Important Information Inside: John F. Peto and the Idea of Still-Life Painting is a 28 minute National Gallery of Art video which "Explores Peto's art in the context of his native Philadelphia and The Pennsylvania Academy of the Fine Arts, where he trained. Live footage shows the artist's home and studio in Island Heights, New Jersey. Peto's studio is much the same today as during the artist's life; it expresses the artist's temperament in its design and in his collections of objects--the very forms found in his paintings." This program is available in the DVD collection: American Art, 1785­1926: Seven Artist Profiles.This DVD is lent free of charge through the National Gallery of Art's Division of Education (go to NGA Loan Materials) Description source: Amon Carter Museum Teacher Resource Center.
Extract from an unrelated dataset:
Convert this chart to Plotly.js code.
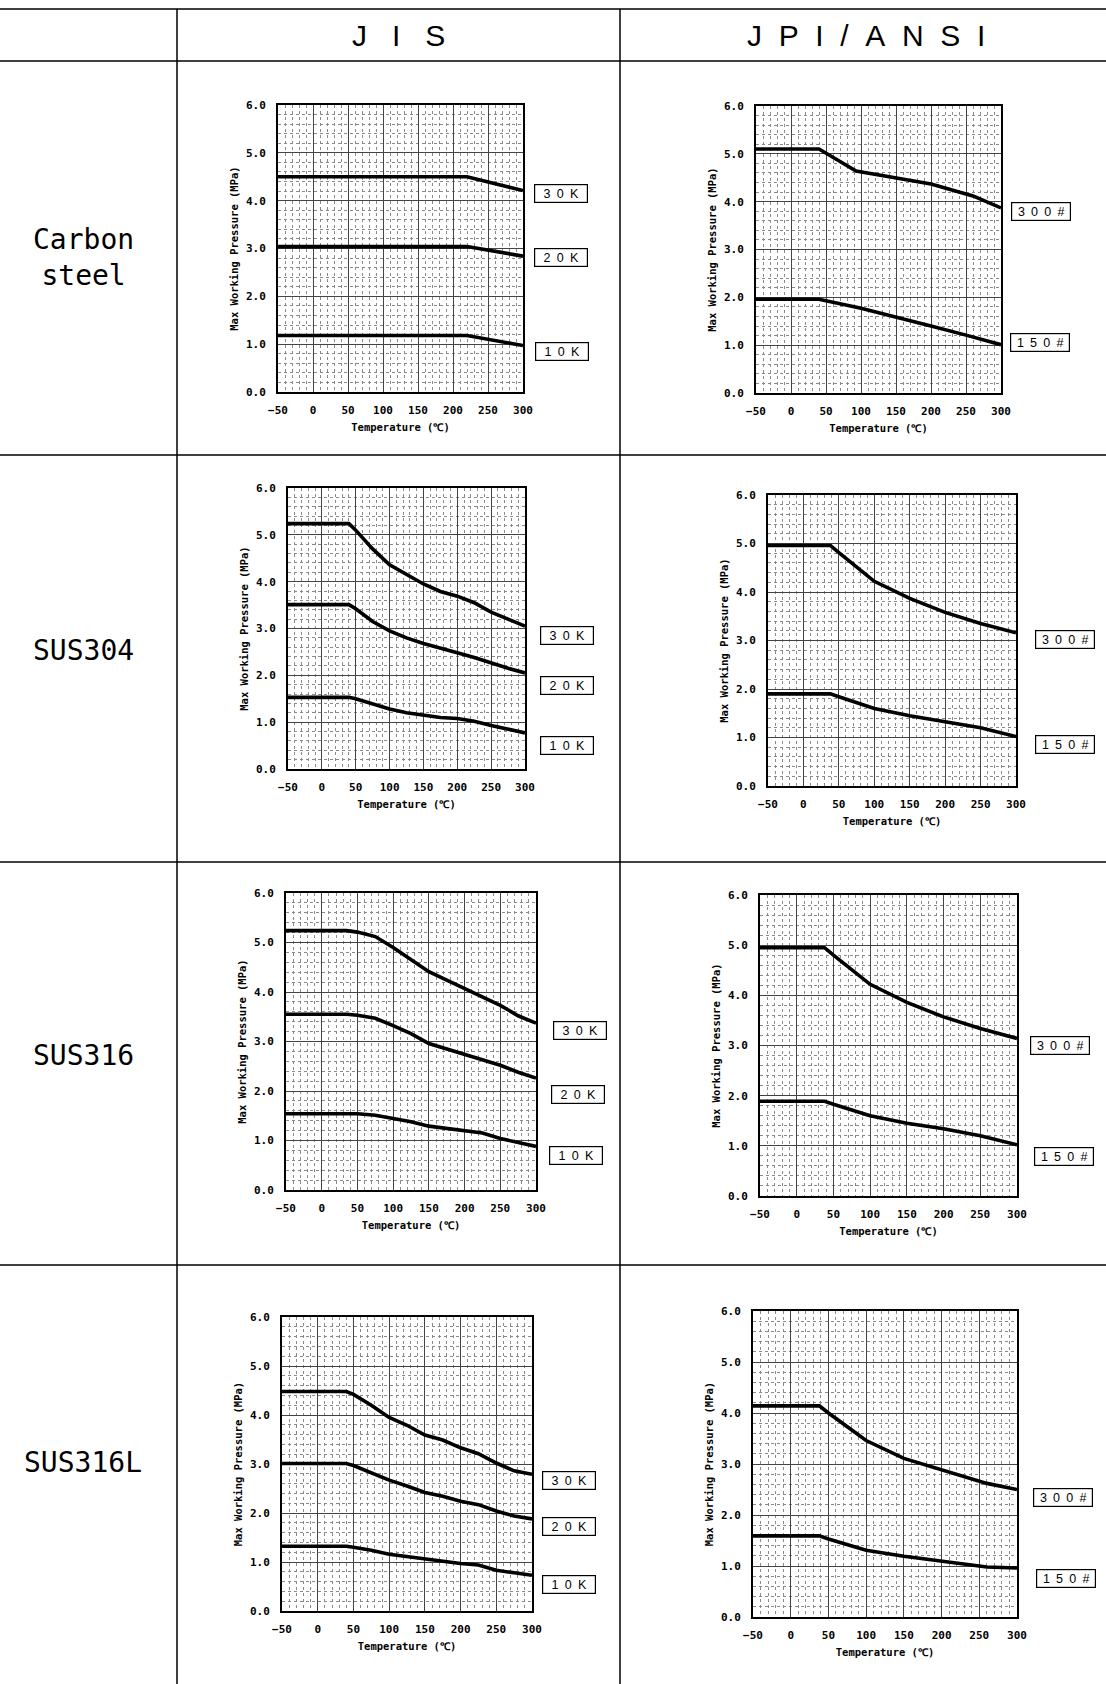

Impressions of California: Currents in Art 1850-1930. The Irvine Museum collaborated in the filming of this KOCE public television documentary video, produced by Paul Bockhorst, consisting of four 1/2 hour television programs totaling 112 minutes. Available through the Irvine Museum. The Wildling Museum says: "This landmark public television series, produced by KOCE TV Foundation in 1996, documents the story of California art from statehood in 1850 to the beginning of the Depression in 1930. The narration, illustrated by original works of art from many California museums, features interviews with respected art historians, Bill Gerdts, Wanda Corn, Harvey Jones, and Jean Stern among others. Each program lasts 28 minutes. Part I: Awakening in the North traces the development of art communities in San Francisco and Monterey; Part II: The Rise of Impressionism in Southern California reviews the coloristic explorations of the "plein air" painters of the early 20th century; Part III: Early Art in Laguna Beach and San Diego describes the art colonies in these two southern California coastal cities and the unique brand of impressionism practiced by artists William Wendt, Edgar Payne, Anna Hills, Joseph Kleitsch, Maurice Braun and others; Part IV: Beyond Impressionism, documents the more subjective and expressive styles of "progressive" artists throughout the State who were influenced by Post-Impressionism in the first decades of the 20th century: The Society of the Six in Oakland, Maynard Dixon in SF, Henrietta Shore and Donna Schuster in Los Angeles, among many."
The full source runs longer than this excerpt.